RECORDED DATA:
★ ★ ★ ★ ★

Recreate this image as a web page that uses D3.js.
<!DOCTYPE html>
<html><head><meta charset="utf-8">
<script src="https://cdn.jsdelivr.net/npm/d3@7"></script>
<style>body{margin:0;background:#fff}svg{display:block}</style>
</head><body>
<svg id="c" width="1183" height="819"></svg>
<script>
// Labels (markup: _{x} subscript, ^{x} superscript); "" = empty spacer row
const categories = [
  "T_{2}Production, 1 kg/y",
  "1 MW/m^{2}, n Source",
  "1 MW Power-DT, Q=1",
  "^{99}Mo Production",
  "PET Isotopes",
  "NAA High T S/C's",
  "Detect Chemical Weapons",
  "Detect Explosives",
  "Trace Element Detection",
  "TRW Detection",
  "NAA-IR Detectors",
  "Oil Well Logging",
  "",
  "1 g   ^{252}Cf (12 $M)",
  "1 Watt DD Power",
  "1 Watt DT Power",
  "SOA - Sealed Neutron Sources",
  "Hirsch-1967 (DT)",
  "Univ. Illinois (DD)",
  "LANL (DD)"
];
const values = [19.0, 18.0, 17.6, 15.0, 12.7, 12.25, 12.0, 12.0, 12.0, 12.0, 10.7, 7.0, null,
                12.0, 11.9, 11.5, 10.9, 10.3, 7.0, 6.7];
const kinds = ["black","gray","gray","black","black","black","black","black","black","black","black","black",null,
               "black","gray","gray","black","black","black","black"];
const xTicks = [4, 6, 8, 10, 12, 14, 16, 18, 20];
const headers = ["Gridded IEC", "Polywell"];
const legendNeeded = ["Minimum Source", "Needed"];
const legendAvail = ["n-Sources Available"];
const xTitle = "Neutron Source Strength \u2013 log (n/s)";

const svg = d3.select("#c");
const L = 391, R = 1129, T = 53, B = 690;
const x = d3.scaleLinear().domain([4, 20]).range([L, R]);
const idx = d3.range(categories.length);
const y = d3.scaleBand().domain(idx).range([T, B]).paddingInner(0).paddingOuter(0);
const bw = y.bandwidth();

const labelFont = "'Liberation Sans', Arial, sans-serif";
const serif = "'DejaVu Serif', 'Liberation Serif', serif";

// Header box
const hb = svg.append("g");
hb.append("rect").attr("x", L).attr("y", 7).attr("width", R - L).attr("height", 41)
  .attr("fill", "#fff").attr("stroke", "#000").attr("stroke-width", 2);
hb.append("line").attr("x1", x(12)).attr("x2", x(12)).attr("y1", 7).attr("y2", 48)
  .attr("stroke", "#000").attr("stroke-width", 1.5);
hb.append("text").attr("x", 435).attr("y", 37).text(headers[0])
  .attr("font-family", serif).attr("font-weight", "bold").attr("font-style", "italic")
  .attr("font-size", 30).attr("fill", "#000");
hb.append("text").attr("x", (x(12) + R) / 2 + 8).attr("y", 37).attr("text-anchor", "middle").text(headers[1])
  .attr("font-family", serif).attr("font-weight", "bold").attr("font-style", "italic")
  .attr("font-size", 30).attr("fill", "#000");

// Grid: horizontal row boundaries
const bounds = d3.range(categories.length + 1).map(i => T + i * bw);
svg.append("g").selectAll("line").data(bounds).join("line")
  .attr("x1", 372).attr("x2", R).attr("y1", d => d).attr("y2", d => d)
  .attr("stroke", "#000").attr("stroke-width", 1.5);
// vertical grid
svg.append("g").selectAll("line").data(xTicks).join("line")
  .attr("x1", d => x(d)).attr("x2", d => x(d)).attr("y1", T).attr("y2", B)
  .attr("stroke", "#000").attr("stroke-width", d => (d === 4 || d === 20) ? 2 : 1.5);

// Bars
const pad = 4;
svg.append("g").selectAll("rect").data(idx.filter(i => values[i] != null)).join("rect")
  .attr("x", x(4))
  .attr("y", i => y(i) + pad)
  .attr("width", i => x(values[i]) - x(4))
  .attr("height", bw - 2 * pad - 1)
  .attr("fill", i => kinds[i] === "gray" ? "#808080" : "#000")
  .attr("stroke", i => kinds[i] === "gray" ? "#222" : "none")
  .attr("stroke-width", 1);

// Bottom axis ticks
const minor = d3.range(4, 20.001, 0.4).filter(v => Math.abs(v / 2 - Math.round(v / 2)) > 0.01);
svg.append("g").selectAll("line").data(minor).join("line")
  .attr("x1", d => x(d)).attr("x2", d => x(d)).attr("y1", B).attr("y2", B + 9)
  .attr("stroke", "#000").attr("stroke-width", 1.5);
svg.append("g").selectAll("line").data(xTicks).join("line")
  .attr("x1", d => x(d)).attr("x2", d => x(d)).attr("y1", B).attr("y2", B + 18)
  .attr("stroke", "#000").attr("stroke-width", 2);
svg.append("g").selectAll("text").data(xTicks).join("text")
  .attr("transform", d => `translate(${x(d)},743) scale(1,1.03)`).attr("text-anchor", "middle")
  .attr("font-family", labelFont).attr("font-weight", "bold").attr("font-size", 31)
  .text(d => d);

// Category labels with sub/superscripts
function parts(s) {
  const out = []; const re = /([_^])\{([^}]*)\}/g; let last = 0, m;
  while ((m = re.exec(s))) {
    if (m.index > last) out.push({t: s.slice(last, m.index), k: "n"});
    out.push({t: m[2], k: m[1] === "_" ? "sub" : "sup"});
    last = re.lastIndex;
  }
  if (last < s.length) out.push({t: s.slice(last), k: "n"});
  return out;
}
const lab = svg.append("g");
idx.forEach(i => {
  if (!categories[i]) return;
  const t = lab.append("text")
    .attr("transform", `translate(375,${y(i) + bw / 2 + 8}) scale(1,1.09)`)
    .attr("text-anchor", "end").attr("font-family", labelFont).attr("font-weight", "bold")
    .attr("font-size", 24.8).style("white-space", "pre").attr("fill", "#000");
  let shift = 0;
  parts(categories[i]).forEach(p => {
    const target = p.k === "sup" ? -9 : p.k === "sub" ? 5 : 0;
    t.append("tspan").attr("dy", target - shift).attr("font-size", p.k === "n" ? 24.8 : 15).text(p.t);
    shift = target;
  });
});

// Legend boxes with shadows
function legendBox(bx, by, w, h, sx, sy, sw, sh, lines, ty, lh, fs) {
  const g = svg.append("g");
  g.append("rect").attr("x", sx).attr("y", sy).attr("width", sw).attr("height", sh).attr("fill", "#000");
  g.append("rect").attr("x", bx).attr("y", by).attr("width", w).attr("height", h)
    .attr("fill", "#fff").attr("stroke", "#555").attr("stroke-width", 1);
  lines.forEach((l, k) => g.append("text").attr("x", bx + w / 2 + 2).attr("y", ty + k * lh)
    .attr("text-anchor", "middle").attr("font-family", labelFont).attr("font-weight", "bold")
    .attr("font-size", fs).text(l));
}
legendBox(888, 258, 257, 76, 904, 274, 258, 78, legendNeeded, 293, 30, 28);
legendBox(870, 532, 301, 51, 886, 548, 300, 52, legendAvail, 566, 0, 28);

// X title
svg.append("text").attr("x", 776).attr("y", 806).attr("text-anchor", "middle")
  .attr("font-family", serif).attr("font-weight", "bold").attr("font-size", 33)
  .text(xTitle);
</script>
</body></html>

★ ★ ★ ★ ★

TASK OBJECTIVE: All of the material above needs to be copied exactly.

EXERCISE SOLUTION:
Recreate this image as a web page that uses D3.js.
<!DOCTYPE html>
<html><head><meta charset="utf-8">
<script src="https://cdn.jsdelivr.net/npm/d3@7"></script>
<style>body{margin:0;background:#fff}svg{display:block}</style>
</head><body>
<svg id="c" width="1183" height="819"></svg>
<script>
// Labels (markup: _{x} subscript, ^{x} superscript); "" = empty spacer row
const categories = [
  "T_{2}Production, 1 kg/y",
  "1 MW/m^{2}, n Source",
  "1 MW Power-DT, Q=1",
  "^{99}Mo Production",
  "PET Isotopes",
  "NAA High T S/C's",
  "Detect Chemical Weapons",
  "Detect Explosives",
  "Trace Element Detection",
  "TRW Detection",
  "NAA-IR Detectors",
  "Oil Well Logging",
  "",
  "1 g   ^{252}Cf (12 $M)",
  "1 Watt DD Power",
  "1 Watt DT Power",
  "SOA - Sealed Neutron Sources",
  "Hirsch-1967 (DT)",
  "Univ. Illinois (DD)",
  "LANL (DD)"
];
const values = [19.0, 18.0, 17.6, 15.0, 12.7, 12.25, 12.0, 12.0, 12.0, 12.0, 10.7, 7.0, null,
                12.0, 11.9, 11.5, 10.9, 10.3, 7.0, 6.7];
const kinds = ["black","gray","gray","black","black","black","black","black","black","black","black","black",null,
               "black","gray","gray","black","black","black","black"];
const xTicks = [4, 6, 8, 10, 12, 14, 16, 18, 20];
const headers = ["Gridded IEC", "Polywell"];
const legendNeeded = ["Minimum Source", "Needed"];
const legendAvail = ["n-Sources Available"];
const xTitle = "Neutron Source Strength \u2013 log (n/s)";

const svg = d3.select("#c");
const L = 391, R = 1129, T = 53, B = 690;
const x = d3.scaleLinear().domain([4, 20]).range([L, R]);
const idx = d3.range(categories.length);
const y = d3.scaleBand().domain(idx).range([T, B]).paddingInner(0).paddingOuter(0);
const bw = y.bandwidth();

const labelFont = "'Liberation Sans', Arial, sans-serif";
const serif = "'DejaVu Serif', 'Liberation Serif', serif";

// Header box
const hb = svg.append("g");
hb.append("rect").attr("x", L).attr("y", 7).attr("width", R - L).attr("height", 41)
  .attr("fill", "#fff").attr("stroke", "#000").attr("stroke-width", 2);
hb.append("line").attr("x1", x(12)).attr("x2", x(12)).attr("y1", 7).attr("y2", 48)
  .attr("stroke", "#000").attr("stroke-width", 1.5);
hb.append("text").attr("x", 435).attr("y", 37).text(headers[0])
  .attr("font-family", serif).attr("font-weight", "bold").attr("font-style", "italic")
  .attr("font-size", 30).attr("fill", "#000");
hb.append("text").attr("x", (x(12) + R) / 2 + 8).attr("y", 37).attr("text-anchor", "middle").text(headers[1])
  .attr("font-family", serif).attr("font-weight", "bold").attr("font-style", "italic")
  .attr("font-size", 30).attr("fill", "#000");

// Grid: horizontal row boundaries
const bounds = d3.range(categories.length + 1).map(i => T + i * bw);
svg.append("g").selectAll("line").data(bounds).join("line")
  .attr("x1", 372).attr("x2", R).attr("y1", d => d).attr("y2", d => d)
  .attr("stroke", "#000").attr("stroke-width", 1.5);
// vertical grid
svg.append("g").selectAll("line").data(xTicks).join("line")
  .attr("x1", d => x(d)).attr("x2", d => x(d)).attr("y1", T).attr("y2", B)
  .attr("stroke", "#000").attr("stroke-width", d => (d === 4 || d === 20) ? 2 : 1.5);

// Bars
const pad = 4;
svg.append("g").selectAll("rect").data(idx.filter(i => values[i] != null)).join("rect")
  .attr("x", x(4))
  .attr("y", i => y(i) + pad)
  .attr("width", i => x(values[i]) - x(4))
  .attr("height", bw - 2 * pad - 1)
  .attr("fill", i => kinds[i] === "gray" ? "#808080" : "#000")
  .attr("stroke", i => kinds[i] === "gray" ? "#222" : "none")
  .attr("stroke-width", 1);

// Bottom axis ticks
const minor = d3.range(4, 20.001, 0.4).filter(v => Math.abs(v / 2 - Math.round(v / 2)) > 0.01);
svg.append("g").selectAll("line").data(minor).join("line")
  .attr("x1", d => x(d)).attr("x2", d => x(d)).attr("y1", B).attr("y2", B + 9)
  .attr("stroke", "#000").attr("stroke-width", 1.5);
svg.append("g").selectAll("line").data(xTicks).join("line")
  .attr("x1", d => x(d)).attr("x2", d => x(d)).attr("y1", B).attr("y2", B + 18)
  .attr("stroke", "#000").attr("stroke-width", 2);
svg.append("g").selectAll("text").data(xTicks).join("text")
  .attr("transform", d => `translate(${x(d)},743) scale(1,1.03)`).attr("text-anchor", "middle")
  .attr("font-family", labelFont).attr("font-weight", "bold").attr("font-size", 31)
  .text(d => d);

// Category labels with sub/superscripts
function parts(s) {
  const out = []; const re = /([_^])\{([^}]*)\}/g; let last = 0, m;
  while ((m = re.exec(s))) {
    if (m.index > last) out.push({t: s.slice(last, m.index), k: "n"});
    out.push({t: m[2], k: m[1] === "_" ? "sub" : "sup"});
    last = re.lastIndex;
  }
  if (last < s.length) out.push({t: s.slice(last), k: "n"});
  return out;
}
const lab = svg.append("g");
idx.forEach(i => {
  if (!categories[i]) return;
  const t = lab.append("text")
    .attr("transform", `translate(375,${y(i) + bw / 2 + 8}) scale(1,1.09)`)
    .attr("text-anchor", "end").attr("font-family", labelFont).attr("font-weight", "bold")
    .attr("font-size", 24.8).style("white-space", "pre").attr("fill", "#000");
  let shift = 0;
  parts(categories[i]).forEach(p => {
    const target = p.k === "sup" ? -9 : p.k === "sub" ? 5 : 0;
    t.append("tspan").attr("dy", target - shift).attr("font-size", p.k === "n" ? 24.8 : 15).text(p.t);
    shift = target;
  });
});

// Legend boxes with shadows
function legendBox(bx, by, w, h, sx, sy, sw, sh, lines, ty, lh, fs) {
  const g = svg.append("g");
  g.append("rect").attr("x", sx).attr("y", sy).attr("width", sw).attr("height", sh).attr("fill", "#000");
  g.append("rect").attr("x", bx).attr("y", by).attr("width", w).attr("height", h)
    .attr("fill", "#fff").attr("stroke", "#555").attr("stroke-width", 1);
  lines.forEach((l, k) => g.append("text").attr("x", bx + w / 2 + 2).attr("y", ty + k * lh)
    .attr("text-anchor", "middle").attr("font-family", labelFont).attr("font-weight", "bold")
    .attr("font-size", fs).text(l));
}
legendBox(888, 258, 257, 76, 904, 274, 258, 78, legendNeeded, 293, 30, 28);
legendBox(870, 532, 301, 51, 886, 548, 300, 52, legendAvail, 566, 0, 28);

// X title
svg.append("text").attr("x", 776).attr("y", 806).attr("text-anchor", "middle")
  .attr("font-family", serif).attr("font-weight", "bold").attr("font-size", 33)
  .text(xTitle);
</script>
</body></html>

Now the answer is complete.